▸ **Goal of the exercise**
Your job is to return the lines between the line holding "Rebuild this chart" and the line holding "from bokeh.resources import INLINE", inclusive, exactly and with no pictures.
>> START Exercise data
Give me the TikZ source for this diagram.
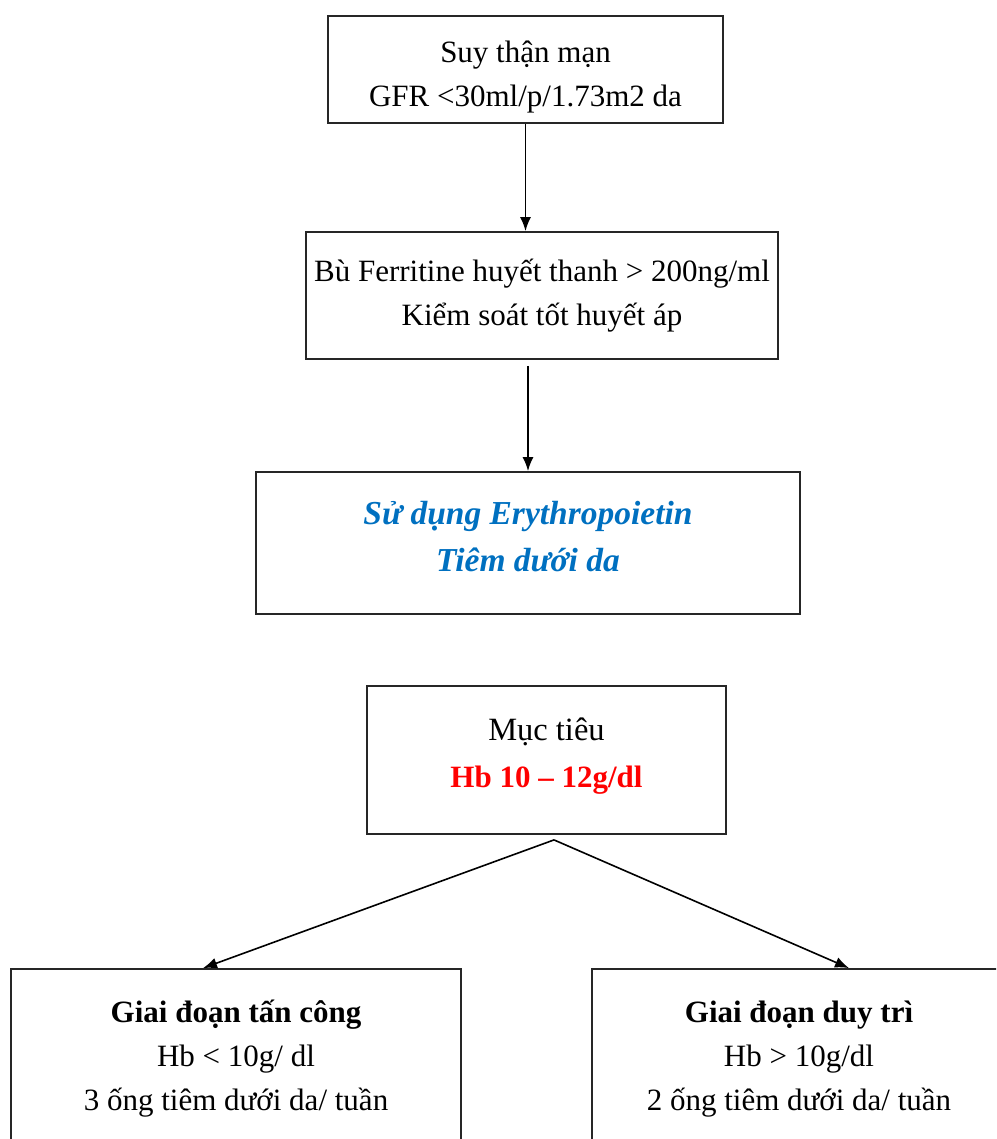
\documentclass[tikz,border=0pt]{standalone}
\usepackage{fontspec}
\setmainfont{Liberation Serif}
\usetikzlibrary{arrows.meta,calc}
\definecolor{epoblue}{HTML}{0070C0}
\definecolor{hbred}{HTML}{FF0000}

\begin{document}
\begin{tikzpicture}[x=1pt,y=-1pt,>={Latex[length=14pt,width=11pt]},
    box/.style={draw=black!85,rectangle,line width=1.8pt,align=center,inner sep=0pt,font=\fontsize{31}{44}\selectfont},
    link/.style={line width=1.6pt}]
	\def\W{996}
	\def\H{1139}
	\useasboundingbox (0,0) rectangle (\W,\H);
	\clip (0,0) rectangle (\W,\H);
	% upper chain
	\node[box,minimum width=395pt,minimum height=107pt,text height=75pt,text depth=0pt] (ckd) at (525.5,69.5) {Suy thận mạn\\GFR <30ml/p/1.73m2 da};
	\node[box,minimum width=472pt,minimum height=127pt] (iron) at (542,295.5) {Bù Ferritine huyết thanh > 200ng/ml\\Kiểm soát tốt huyết áp};
	\node[box,minimum width=544pt,minimum height=142pt,text depth=14pt,font=\fontsize{33.5}{47}\selectfont\bfseries\itshape,text=epoblue] (epo) at (528,543) {Sử dụng Erythropoietin\\Tiêm dưới da};
	\node[box,minimum width=359pt,minimum height=148pt,text depth=14pt,font=\fontsize{32.5}{47}\selectfont] (goal) at (546.5,760) {Mục tiêu\\{\fontsize{31}{47}\selectfont\bfseries\color{hbred}Hb 10 – 12g/dl}};
	% lower pair, cut by the page edge
	\node[box,minimum width=450pt,minimum height=180pt] (attack) at (236,1059) {\bfseries Giai đoạn tấn công\\Hb < 10g/ dl\\3 ống tiêm dưới da/ tuần};
	\node[box,minimum width=414pt,minimum height=180pt] (keep) at (799,1059) {\bfseries Giai đoạn duy trì\\Hb > 10g/dl\\2 ống tiêm dưới da/ tuần};
	\draw[link,->] (ckd.south) -- (ckd |- iron.north);
	\draw[link,->,shorten <=6pt] (iron.south -| epo) -- (epo.north);
	\coordinate (fork) at ([xshift=7.5pt,yshift=-5pt]goal.south);
	\foreach \tgt/\dx in {attack/-33,keep/50}
	{
		\draw[link,->] (fork) -- ([xshift=\dx pt]\tgt.north);
	}
\end{tikzpicture}
\end{document}
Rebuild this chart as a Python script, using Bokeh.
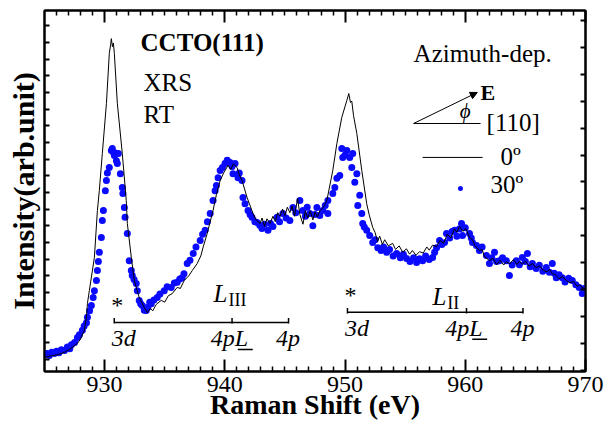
from bokeh.plotting import figure
from bokeh.models import FixedTicker, LinearAxis, Range1d, Label, Arrow, NormalHead, CustomJSTickFormatter
from bokeh.embed import file_html
from bokeh.resources import INLINE

# ---------------- data ----------------
line_x = [925.0, 925.5, 926.0, 926.66, 927.2, 927.74, 928.0, 928.32, 928.5, 928.57, 928.73, 929.15, 929.40,
          929.56, 929.81, 930.15, 930.39, 930.5, 930.56, 930.65, 930.73, 930.81, 931.06, 931.47, 931.80, 931.89,
          932.22, 932.47, 932.88, 933.30, 933.55, 933.8, 934.0, 934.3, 934.71, 935.0, 935.3, 935.6, 936.04, 936.3,
          936.62, 937.0, 937.3, 937.70, 938.0, 938.2, 938.53, 939.02, 939.3, 939.61, 939.9, 940.27, 940.5, 940.7,
          941.02, 941.2, 941.43, 941.85, 942.34, 942.6, 942.93, 943.1, 943.3, 943.5, 943.76, 944.0, 944.2, 944.4,
          944.59, 944.8, 945.0, 945.2, 945.41, 945.6, 945.8, 946.05, 946.24, 946.5, 946.7, 946.9, 947.1, 947.32,
          947.5, 947.7, 947.90, 948.2, 948.49, 948.98, 949.32, 949.73, 950.15, 950.31, 950.45, 950.56, 950.7,
          950.98, 951.39, 951.80, 952.0, 952.30, 952.5, 952.7, 952.88, 953.1, 953.3, 953.6, 953.96, 954.2, 954.5,
          954.8, 955.1, 955.37, 955.6, 955.9, 956.20, 956.5, 956.8, 957.0, 957.28, 957.6, 957.9, 958.2, 958.5,
          958.8, 959.1, 959.3, 959.52, 959.8, 960.05, 960.35, 960.6, 960.8, 961.18, 961.4, 961.6, 962.01, 962.3,
          962.6, 962.9, 963.2, 963.42, 963.7, 964.0, 964.3, 964.5, 964.75, 965.0, 965.3, 965.6, 965.9, 966.16,
          966.5, 966.8, 967.0, 967.24, 967.5, 967.8, 968.1, 968.40, 968.7, 969.0, 969.3, 969.5, 969.73, 970.0]
line_y = [3.9, 4.3, 4.6, 5.3, 6.4, 7.8, 9.0, 11.4, 15.5, 18.8, 22.4, 31.6, 44.6,
          50.1, 60.4, 74.2, 88.1, 90.5, 92.2, 90.0, 91.0, 88.1, 74.2, 60.4, 47.4, 41.0,
          31.6, 25.2, 20.5, 17.7, 16.3, 17.5, 16.8, 18.6, 19.7, 19.2, 21.0, 21.5, 23.3, 23.0,
          25.2, 26.5, 28.0, 29.9, 32.0, 34.5, 38.2, 44.6, 49.0, 52.9, 55.0, 57.1, 56.0, 57.5,
          56.5, 54.5, 52.9, 48.2, 43.8, 42.0, 41.0, 42.5, 40.2, 42.3, 41.0, 43.0, 41.5, 44.0,
          43.0, 45.0, 43.2, 45.5, 44.0, 45.8, 43.0, 47.9, 43.5, 40.8, 44.5, 42.5, 44.5, 42.0,
          44.2, 42.8, 44.5, 45.5, 47.4, 55.7, 63.2, 70.4, 75.1, 77.0, 74.5, 74.9, 71.0,
          65.9, 55.7, 46.5, 43.5, 39.9, 38.5, 36.0, 37.5, 35.2, 36.5, 34.8, 35.5, 33.8, 34.8,
          33.0, 34.0, 32.5, 33.5, 32.2, 33.2, 32.8, 34.5, 33.6, 35.0, 34.6, 36.3, 35.5, 38.0,
          37.0, 39.5, 38.6, 40.2, 38.8, 39.6, 37.1, 36.5, 34.9, 33.5, 33.8, 31.8, 30.7, 31.4,
          29.6, 30.8, 29.5, 30.4, 29.8, 31.0, 29.6, 30.6, 29.7, 30.6, 29.2, 29.9, 28.7, 29.3,
          28.0, 27.6, 28.3, 27.1, 26.8, 25.7, 26.3, 25.2, 24.6, 24.9, 23.6, 24.0, 23.3, 22.8]

dot_x = [925.0, 925.2, 925.4, 925.6, 925.83, 926.0, 926.2, 926.4, 926.66, 926.9, 927.1, 927.24, 927.5, 927.74,
         927.9, 928.15, 928.3, 928.49, 928.57, 928.75, 928.9, 929.05, 929.15, 929.32, 929.40, 929.48, 929.56,
         929.73, 929.81, 929.90, 930.06, 930.15, 930.23, 930.39, 930.56, 930.64, 930.73, 930.81, 930.9, 930.98,
         931.06, 931.14, 931.31, 931.47, 931.52, 931.64, 931.7, 931.89, 932.05, 932.22, 932.30, 932.45, 932.63,
         932.72, 932.88, 933.0, 933.13, 933.3, 933.46, 933.6, 933.75, 933.88, 934.1, 934.38, 934.6, 934.96,
         935.2, 935.54, 935.8, 936.04, 936.25, 936.45, 936.6, 936.87, 937.1, 937.37, 937.6, 937.95, 938.15,
         938.36, 938.55, 938.78, 939.02, 939.19, 939.3, 939.44, 939.61, 939.8, 940.02, 940.2, 940.44, 940.6,
         940.68, 940.85, 941.10, 941.2, 941.43, 941.51, 941.68, 941.93, 942.1, 942.26, 942.5, 942.68, 942.9,
         943.09, 943.3, 943.59, 943.8, 944.0, 944.34, 944.55, 944.83, 945.1, 945.41, 945.66, 945.9, 946.24,
         946.49, 946.7, 946.85, 947.07, 947.32, 947.5, 947.66, 947.9, 948.15, 948.35, 948.57, 948.57, 948.98,
         949.15, 949.32, 949.56, 949.73, 949.81, 950.0, 950.15, 950.39, 950.64, 950.56, 950.81, 950.98, 951.06,
         951.22, 951.39, 951.47, 951.6, 951.80, 952.05, 952.3, 952.5, 952.72, 953.0, 953.2, 953.46, 953.7,
         954.0, 954.29, 954.6, 954.85, 955.12, 955.4, 955.7, 955.95, 956.2, 956.45, 956.7, 957.0, 957.28,
         957.45, 957.61, 957.86, 958.05, 958.28, 958.44, 958.7, 958.9, 959.11, 959.3, 959.5, 959.69, 959.77,
         960.0, 960.35, 960.5, 960.60, 960.93, 961.18, 961.4, 961.76, 962.01, 962.2, 962.43, 962.6, 962.84,
         963.1, 963.42, 963.67, 963.9, 964.25, 964.5, 964.75, 965.0, 965.17, 965.4, 965.58, 965.9, 966.16,
         966.45, 966.74, 967.0, 967.24, 967.4, 967.57, 967.8, 968.07, 968.3, 968.6, 968.90, 969.2, 969.48,
         969.73, 969.9]
dot_y = [4.6, 5.0, 4.4, 5.3, 5.0, 5.6, 5.2, 6.0, 5.8, 6.8, 6.3, 7.4, 8.0, 9.4,
         10.2, 11.4, 12.6, 13.5, 15.0, 16.8, 18.3, 20.5, 22.4, 25.2, 28.0, 30.5, 33.0,
         37.1, 41.8, 44.6, 50.1, 52.9, 55.0, 56.5, 61.2, 61.8, 60.7, 59.8, 60.5, 58.4,
         57.6, 60.4, 54.8, 51.0, 49.3, 45.4, 42.7, 38.2, 30.7, 28.0, 26.6, 25.5, 24.4,
         22.4, 19.7, 18.8, 18.3, 17.0, 16.9, 17.8, 19.2, 18.8, 19.8, 20.5, 21.5, 22.4,
         23.5, 23.3, 24.5, 24.7, 25.6, 26.0, 27.1, 29.9, 30.8, 32.7, 34.5, 36.3, 38.0,
         39.1, 41.5, 43.8, 47.4, 50.1, 51.5, 53.7, 55.7, 56.5, 57.6, 58.5, 57.9, 56.8,
         54.8, 57.6, 53.7, 55.0, 52.9, 48.2, 46.5, 44.6, 43.5, 42.7, 41.5, 41.3, 40.5,
         39.6, 40.8, 39.1, 41.0, 40.2, 42.7, 41.5, 43.8, 42.5, 41.8, 45.4, 44.0, 47.4,
         44.6, 43.0, 45.5, 43.8, 40.4, 43.5, 45.4, 43.2, 44.6, 46.0, 47.4, 43.8, 49.3,
         51.0, 53.5, 54.3, 61.8, 59.3, 60.0, 61.2, 59.3, 60.4, 56.5, 52.4, 54.8, 46.0,
         48.8, 43.8, 41.0, 40.0, 39.1, 37.7, 35.7, 36.5, 34.3, 33.5, 34.5, 33.0, 33.8,
         32.0, 32.7, 31.5, 32.5, 31.3, 30.5, 31.5, 30.2, 31.2, 30.7, 32.0, 31.0, 31.6,
         33.0, 34.3, 36.3, 35.2, 35.7, 38.2, 37.0, 38.8, 39.1, 37.5, 39.5, 41.0, 37.7,
         39.8, 38.2, 37.0, 35.7, 34.9, 33.5, 34.5, 32.1, 29.9, 31.5, 33.0, 30.5, 30.7,
         31.5, 30.7, 26.6, 29.5, 30.7, 29.6, 31.6, 30.5, 32.7, 29.0, 29.9, 28.5, 29.4,
         27.8, 28.8, 27.5, 29.9, 27.2, 26.0, 26.8, 26.0, 24.8, 25.8, 25.2, 24.0, 23.3,
         21.6, 23.0]

x_major = [930, 940, 950, 960, 970]
x_minor = [v for v in range(926, 970) if v % 10 != 0]
x_labels = {930: "930", 940: "940", 950: "950", 960: "960", 970: "970"}

# bracket annotations (energies of 3d, 4pL, 4p)
edge_sub = ["III", "II"]
edge_3d = [930.8, 950.2]
edge_4pL = [940.6, 960.1]
edge_4p = [945.3, 964.8]
edge_level = [13.6, 16.4]

FONT = "Liberation Serif"
BLUE = "#0a0aff"

p = figure(width=605, height=425, x_range=Range1d(925, 970), y_range=Range1d(0, 100),
           output_backend="svg", toolbar_location=None,
           min_border_left=44, min_border_right=20, min_border_top=10, min_border_bottom=54)
p.grid.visible = False
p.outline_line_color = "black"
p.outline_line_width = 2
p.background_fill_color = "white"
p.border_fill_color = "white"

blank = CustomJSTickFormatter(code="return ''")

# bottom axis
xa = p.xaxis[0]
xa.ticker = FixedTicker(ticks=x_major, minor_ticks=x_minor)
xa.major_label_overrides = x_labels
xa.major_tick_in = 12
xa.major_tick_out = 0
xa.minor_tick_in = 5
xa.minor_tick_out = 0
xa.major_tick_line_width = 2
xa.minor_tick_line_width = 1.5
xa.axis_line_width = 2
xa.major_label_standoff = 5
xa.major_label_text_font = FONT
xa.major_label_text_font_size = "24px"
xa.major_label_text_color = "black"
xa.axis_label = "Raman Shift (eV)"
xa.axis_label_text_font = FONT
xa.axis_label_text_font_size = "28px"
xa.axis_label_text_font_style = "bold"
xa.axis_label_standoff = -6
xa.axis_label_text_color = "black"

# left / right tick positions (tick marks only, no labels)
left_ticks = [95.8 - 4.62 * k for k in range(21)]
right_ticks = [97.2 - 7.45 * k for k in range(14)]
ya = p.yaxis[0]
ya.ticker = FixedTicker(ticks=left_ticks, minor_ticks=[])
ya.formatter = blank
ya.major_tick_in = 5
ya.major_tick_out = 0
ya.major_tick_line_width = 2
ya.axis_line_width = 2
ya.major_label_text_font_size = "2px"
ya.major_label_standoff = 0
ya.axis_label = "Intensity(arb.unit)"
ya.axis_label_text_font = FONT
ya.axis_label_text_font_size = "30px"
ya.axis_label_text_font_style = "bold"
ya.axis_label_standoff = 5
ya.axis_label_text_color = "black"

top = LinearAxis(ticker=FixedTicker(ticks=x_major, minor_ticks=x_minor), formatter=blank,
                 major_tick_in=12, major_tick_out=0, minor_tick_in=5, minor_tick_out=0,
                 major_tick_line_width=2, minor_tick_line_width=1.5, axis_line_width=2,
                 major_label_text_font_size="2px", major_label_standoff=0)
p.add_layout(top, "above")
right = LinearAxis(ticker=FixedTicker(ticks=right_ticks, minor_ticks=[]), formatter=blank,
                   major_tick_in=5, major_tick_out=0, major_tick_line_width=2, axis_line_width=2,
                   major_label_text_font_size="2px", major_label_standoff=0)
p.add_layout(right, "right")

# data
p.scatter(dot_x, dot_y, size=7, color=BLUE, line_width=0)
p.line(line_x, line_y, color="black", line_width=1)

def lab(x, y, text, size, style="normal", align="left"):
    p.add_layout(Label(x=x, y=y, text=text, text_font=FONT, text_font_size=size,
                       text_font_style=style, text_align=align, text_baseline="middle",
                       text_color="black"))

lab(932.99, 91.0, "CCTO(111)", "25px", "bold")
lab(933.24, 80.1, "XRS", "25px")
lab(933.24, 71.2, "RT", "25px")
lab(955.7, 88.0, "Azimuth-dep.", "25px")
lab(961.27, 77.2, "E", "22px", "bold")
lab(961.77, 69.1, "[110]", "25px")
lab(962.94, 59.6, "0º", "25px")
lab(962.1, 51.7, "30º", "25px")
lab(959.55, 72.2, "ϕ", "21px", "italic")

# E-vector sketch
p.segment(x0=[955.7], y0=[68.7], x1=[961.27], y1=[68.7], color="black", line_width=1)
p.add_layout(Arrow(end=NormalHead(size=7, fill_color="black", line_color="black"),
                   x_start=955.7, y_start=68.7, x_end=961.0, y_end=77.3,
                   line_color="black", line_width=1))

# legend
p.line([956.45, 961.44], [59.3, 59.3], color="black", line_width=1)
p.scatter([959.6], [50.7], size=5, color=BLUE, line_width=0)

# brackets
name_y = [21.5, 20.8]
star_y = [18.3, 21.1]
low_y = [9.3, 12.0]
for i in range(2):
    lv = edge_level[i]
    p.segment(x0=[edge_3d[i]], y0=[lv], x1=[edge_4p[i]], y1=[lv], color="black", line_width=1.5)
    p.segment(x0=[edge_3d[i], edge_4pL[i], edge_4p[i]], y0=[lv - 0.3] * 3,
              x1=[edge_3d[i], edge_4pL[i], edge_4p[i]], y1=[lv + 1.2] * 3, color="black", line_width=1.5)
    lab(edge_3d[i] + 0.25, star_y[i], "*", "24px", align="center")
    lab(edge_3d[i] - 0.2, low_y[i], "3d", "24px", "italic")
    lab(edge_4pL[i] - 1.77, low_y[i], "4pL", "24px", "italic")
    p.segment(x0=[edge_4pL[i] + 0.48], y0=[lv - 7.5], x1=[edge_4pL[i] + 1.72], y1=[lv - 7.5],
              color="black", line_width=1.5)
    lab(edge_4p[i] - 0.05, low_y[i], "4p", "24px", "italic", align="center")
    lab(edge_4pL[i] - 1.55 if i == 0 else edge_4pL[i] - 2.82, name_y[i], "L", "25px", "italic")
    lab(edge_4pL[i] - 0.3 if i == 0 else edge_4pL[i] - 1.6, name_y[i] - 1.7, edge_sub[i], "18px")

open("out.html", "w").write(file_html(p, INLINE))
>> END Exercise data
▸ **Result of the exercise**
Rebuild this chart as a Python script, using Bokeh.
from bokeh.plotting import figure
from bokeh.models import FixedTicker, LinearAxis, Range1d, Label, Arrow, NormalHead, CustomJSTickFormatter
from bokeh.embed import file_html
from bokeh.resources import INLINE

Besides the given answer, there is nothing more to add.